林さんがすごいのは、この後だ。プライムから紹介してもらった部屋から夜逃げした後、別の支援団体に顔を出し「住む部屋がないです」と相談に行っていたのだ。
「若い人ならではの行動というか。どこに行っても『何とかなる』ことを知っていて、ジプシー的にいろんなところに頼っているんですよね」(石塚氏)
◆生活必需品は置いて、趣味の品だけ持って逃げる人
「夜逃げ」は基本、部屋が雑然とした状態で行われるという。しかし赤坂剛さん(仮名・40代)は、キレイに掃除をして出ていく「立つ鳥跡を濁さず」のパターンだった。
「家具などはきちんと置いたまま。でも部屋の真ん中に段ボールがあって、覗いてみると全部ゴミだった。ゴミなら捨てればいいかと思っていたら、アパート隣の空き家に自分が持ってきた荷物を全部置いていたんです」(石塚氏)
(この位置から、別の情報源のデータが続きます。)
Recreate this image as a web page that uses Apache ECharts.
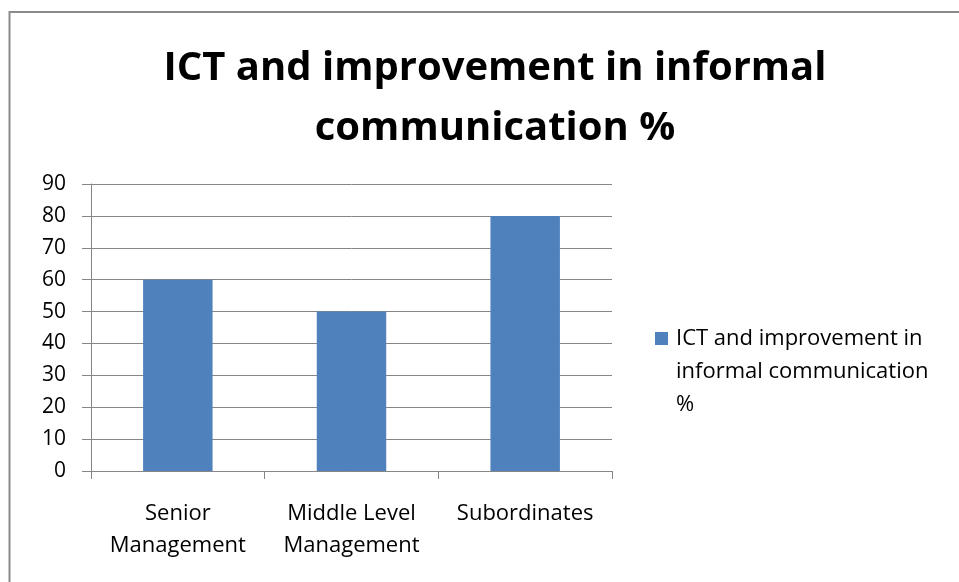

赤坂さんの私物は「鉄道模型」や集めている珍しい「切手」だった。生活必需品よりも、心の拠り所となる趣味の品を手放せなかったようだ。石塚氏が数日後に空き家を覗いてみると、「鉄道模型」や「切手」はなくなっていたのだそう。
「後日、取りにきたんでしょうね。赤坂さんも生活保護はイヤだと言っていました。変わった人だったなあ……」(石塚氏)
東京から座間へわざわざやって来た赤坂さん。その後も「鉄道模型」や「切手」に囲まれて、元気に暮らしているとよいのだが。ちなみに部屋の鍵はきちんと置いていってくれたそう。掃除といい、鍵の管理といい、そういうところは律儀なのだ。
◆取材前夜に起きたタイムリーな「夜逃げ」の顛末は?
ラストは取材前夜に起きたばかりの「夜逃げ」だ。取材当日15時、警察からプライムに一報が入った。
「昨晩夜逃げをした方が万引きをして、先ほど滋賀県警に逮捕されたそうです。鈴木大輔さん(仮名・30代)は簡易宿泊所からウチにやって来た方で、軽い統合失調症を患っていました。プライムじゃ根本的な助けになり得なかったのかな……」(石塚氏)
鈴木さんは生活保護を受けていた。石塚氏によると、「夜逃げ」は毎月3日、5日過ぎに起きるという。
「生活保護費の支給日が毎月3日または5日だからです。そのお金を持って、逃げる。別の支援先で生活保護を受けて、またお金を得て月の3日、5日過ぎに逃げる。でも支援者同士は連携して申し送りをしているので、前の支援先で受けたお金は返すことになる。支援は途切れないようになっていますけどね」(石塚氏)
◆実際に起きるトラブルは全体の2割程度
ここまで、プライムがコロナ禍で見た「夜逃げ」話を書いてきた。しかし「実際に起きるトラブルは全体の2割程度」と石塚氏は語る。
「隣接するワンエイド(NPO)の見守りや生活支援をつけているからです。入居者とコミュニケーションを常に図っていれば、トラブルの8割は回避できますね」(石塚氏)
入居者が払う見守り代は月に3000円。これがあることで、物件を貸す家主にも安心してもらえる。「生活保護の身では、その値段でも高い」と言う入居者には、「週2回の自動音声による見守り電話で、元気なら1番をプッシュする」1650円の激安安否確認も用意。
トラブルは「夜逃げ」だけでない。「突然死」や「突発的な病気」もカバーしているのだ。